- Born: August 17, 1983 (age 42) Uusikaupunki, Finland
- Height: 5 ft 8 in (173 cm)
- Weight: 163 lb (74 kg; 11 st 9 lb)
- Position: Centre
- Shot: Left
- Played for: KalPa; HC Innsbruck; Stavanger Oilers; Kazzinc-Torpedo; Arlan Kokshetau; Gentofte Stars; HC Pustertal; Rødovre Mighty Bulls; SV Kaltern;
- Current AlpsHL coach: Ritten Sport
- Coached for: SV Kaltern
- NHL draft: Undrafted
- Playing career: 2002–2024

= Teemu Virtala =

Finnish ice hockey player

Teemu Virtala (born August 17, 1983) is a Finnish ice hockey coach and former player.
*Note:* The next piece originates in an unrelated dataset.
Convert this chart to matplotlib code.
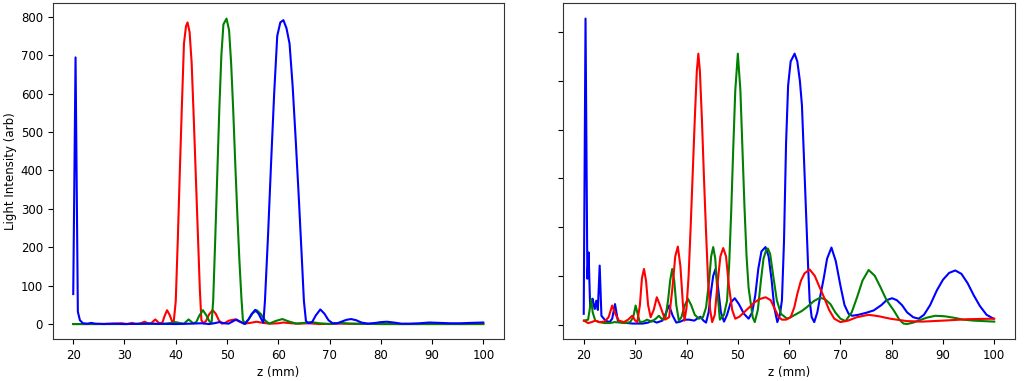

He is currently head coach of Ritten Sport, Italian team of the Alps Hockey League.

Virtala played with KalPa in the Finish SM-liiga during the 2007–08 and 2008–09 seasons. In 2014 he joined Kazzinc-Torpedo and a year later was transferred to Arlan Kokshetau.

In the last career years as a player Virtala was active in the Metal Ligaen with Gentofte Stars (2016-2018) and Rødovre Mighty Bulls (2019-2020), in the Alps Hockey League with HC Val Pusteria (2018-2019) and in the Italian Hockey League with SV Kaltern (2020-2024).

During the last two years he spent playing for Kaltern, Virtala served as a player-assistant coach, and after retiring, he was promoted to head coach. During two seasons, the team won two championships (2024-2025 and 2025-2026) and a Coppa Italia (2025-2026).

In May 2026 he was appointed head coach of Ritten Sport.